▸ Description of the task
Leaving out every picture, copy the lines of the data exactly, from the first through the line containing "import numpy as np".

▸ Supplied information
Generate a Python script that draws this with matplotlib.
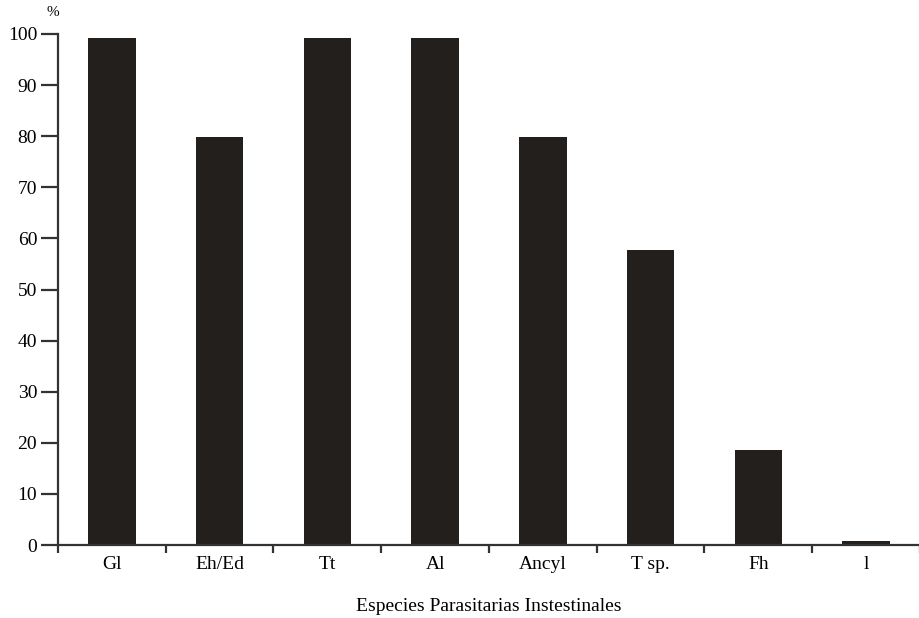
import matplotlib
matplotlib.use("Agg")
import matplotlib.pyplot as plt
import numpy as np

categories = ["Gl", "Eh/Ed", "Tt", "Al", "Ancyl", "T sp.", "Fh", "l"]
values = [99.2, 79.8, 99.2, 99.2, 79.8, 57.7, 18.6, 0.8]
yticks = [0, 10, 20, 30, 40, 50, 60, 70, 80, 90, 100]

plt.rcParams['font.family'] = ['Liberation Serif', 'DejaVu Serif']

fig = plt.figure(figsize=(9.2, 6.18), dpi=100)
ax = fig.add_axes([58/920, 73/618, 862/920, 511/618])

bar_color = '#231f1c'
x = np.arange(len(categories))
ax.bar(x, values, width=0.44, color=bar_color)

ax.set_xlim(-0.5, len(categories) - 0.5)
ax.set_ylim(0, 100)

ax.spines['top'].set_visible(False)
ax.spines['right'].set_visible(False)
for s in ['left', 'bottom']:
    ax.spines[s].set_color('#333333')
    ax.spines[s].set_linewidth(1.6)

ax.set_yticks(yticks)
ax.set_yticklabels([str(v) for v in yticks], fontsize=14)
ax.tick_params(axis='y', direction='out', length=12, width=1.6, color='#333333', pad=3)

ax.set_xticks(np.arange(len(categories) + 1) - 0.5)
ax.set_xticklabels([])
ax.tick_params(axis='x', which='major', direction='out', length=6, width=1.6, color='#333333')
ax.set_xticks(x, minor=True)
ax.set_xticklabels(categories, minor=True, fontsize=14)
ax.tick_params(axis='x', which='minor', length=0, pad=8)

ax.set_xlabel("Especies Parasitarias Instestinales", fontsize=14, labelpad=18)
ax.text(-0.006, 1.03, "%", transform=ax.transAxes, fontsize=11, ha='center', va='bottom')

fig.savefig("out.png", dpi=100)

▸ Output of the exercise
Generate a Python script that draws this with matplotlib.
import matplotlib
matplotlib.use("Agg")
import matplotlib.pyplot as plt
import numpy as np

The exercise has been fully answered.